YOUR GOAL. Output the material exactly, but drop every image it holds.

════

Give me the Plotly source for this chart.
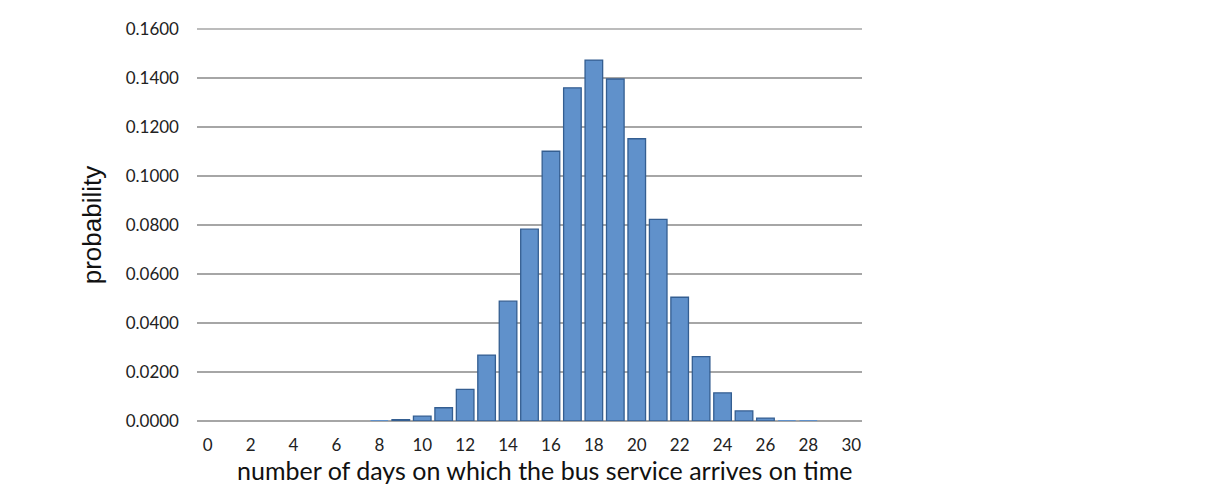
import plotly.graph_objects as go

days = list(range(31))
probability = [0.0, 0.0, 0.0, 0.0, 0.0, 0.0, 0.0, 0.0, 0.0002, 0.0006,
               0.0020, 0.0054, 0.0129, 0.0269, 0.0489, 0.0783, 0.1101, 0.1360,
               0.1473, 0.1396, 0.1152, 0.0823, 0.0505, 0.0263, 0.0115, 0.0041,
               0.0012, 0.0003, 0.0001, 0.0, 0.0]
x_ticks = list(range(0, 31, 2))
y_ticks = [0.0, 0.02, 0.04, 0.06, 0.08, 0.10, 0.12, 0.14, 0.16]

# hide outlines of bars that are too small to be seen
line_widths = [1.3 if v >= 0.0005 else 0 for v in probability]

fig = go.Figure(go.Bar(
    x=days, y=probability,
    marker=dict(color="rgb(96,145,203)", line=dict(color="rgb(52,94,145)", width=line_widths)),
    width=0.82,
))

fig.update_layout(
    width=1215, height=500,
    margin=dict(l=189, r=361, t=21, b=87, autoexpand=False),
    plot_bgcolor="white", paper_bgcolor="white",
    showlegend=False,
    font=dict(family="Lato, Carlito, sans-serif", color="#222"),
)
fig.update_xaxes(
    range=[-0.5, 30.5], tickvals=x_ticks, ticktext=[str(v) for v in x_ticks],
    showgrid=False, zeroline=False, showline=False, ticks="",
    automargin=False, ticklabelstandoff=12,
    tickfont=dict(size=17, family="Lato, sans-serif", color="#222"),
)
fig.add_annotation(
    text="number of days on which the bus service arrives on time",
    xref="paper", yref="paper", x=0.523, y=-0.082, xanchor="center", yanchor="top",
    showarrow=False, font=dict(size=25, family="Lato, sans-serif", color="#111"),
)
fig.update_yaxes(
    range=[0, y_ticks[-1]], tickvals=y_ticks, tickformat=".4f",
    showgrid=True, gridcolor="#a6a6a6", gridwidth=1.5,
    zeroline=True, zerolinecolor="#a6a6a6", zerolinewidth=1.5,
    showline=False, ticks="", ticklabelstandoff=17,
    automargin=False,
    tickfont=dict(size=17, family="Lato, sans-serif", color="#222"),
    title=dict(text="probability", font=dict(size=26, family="Liberation Sans, Arial, sans-serif", color="#111"), standoff=16),
)
# top gridline (plotly omits the gridline at the top edge of the range)
fig.add_shape(type="line", xref="paper", yref="paper", x0=0, x1=1, y0=1, y1=1,
              line=dict(color="#a6a6a6", width=1.5), layer="below")

fig.write_html("out.html")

════

PROBLEM SOLUTION.
Give me the Plotly source for this chart.
import plotly.graph_objects as go

days = list(range(31))
probability = [0.0, 0.0, 0.0, 0.0, 0.0, 0.0, 0.0, 0.0, 0.0002, 0.0006,
               0.0020, 0.0054, 0.0129, 0.0269, 0.0489, 0.0783, 0.1101, 0.1360,
               0.1473, 0.1396, 0.1152, 0.0823, 0.0505, 0.0263, 0.0115, 0.0041,
               0.0012, 0.0003, 0.0001, 0.0, 0.0]
x_ticks = list(range(0, 31, 2))
y_ticks = [0.0, 0.02, 0.04, 0.06, 0.08, 0.10, 0.12, 0.14, 0.16]

# hide outlines of bars that are too small to be seen
line_widths = [1.3 if v >= 0.0005 else 0 for v in probability]

fig = go.Figure(go.Bar(
    x=days, y=probability,
    marker=dict(color="rgb(96,145,203)", line=dict(color="rgb(52,94,145)", width=line_widths)),
    width=0.82,
))

fig.update_layout(
    width=1215, height=500,
    margin=dict(l=189, r=361, t=21, b=87, autoexpand=False),
    plot_bgcolor="white", paper_bgcolor="white",
    showlegend=False,
    font=dict(family="Lato, Carlito, sans-serif", color="#222"),
)
fig.update_xaxes(
    range=[-0.5, 30.5], tickvals=x_ticks, ticktext=[str(v) for v in x_ticks],
    showgrid=False, zeroline=False, showline=False, ticks="",
    automargin=False, ticklabelstandoff=12,
    tickfont=dict(size=17, family="Lato, sans-serif", color="#222"),
)
fig.add_annotation(
    text="number of days on which the bus service arrives on time",
    xref="paper", yref="paper", x=0.523, y=-0.082, xanchor="center", yanchor="top",
    showarrow=False, font=dict(size=25, family="Lato, sans-serif", color="#111"),
)
fig.update_yaxes(
    range=[0, y_ticks[-1]], tickvals=y_ticks, tickformat=".4f",
    showgrid=True, gridcolor="#a6a6a6", gridwidth=1.5,
    zeroline=True, zerolinecolor="#a6a6a6", zerolinewidth=1.5,
    showline=False, ticks="", ticklabelstandoff=17,
    automargin=False,
    tickfont=dict(size=17, family="Lato, sans-serif", color="#222"),
    title=dict(text="probability", font=dict(size=26, family="Liberation Sans, Arial, sans-serif", color="#111"), standoff=16),
)
# top gridline (plotly omits the gridline at the top edge of the range)
fig.add_shape(type="line", xref="paper", yref="paper", x0=0, x1=1, y0=1, y1=1,
              line=dict(color="#a6a6a6", width=1.5), layer="below")

fig.write_html("out.html")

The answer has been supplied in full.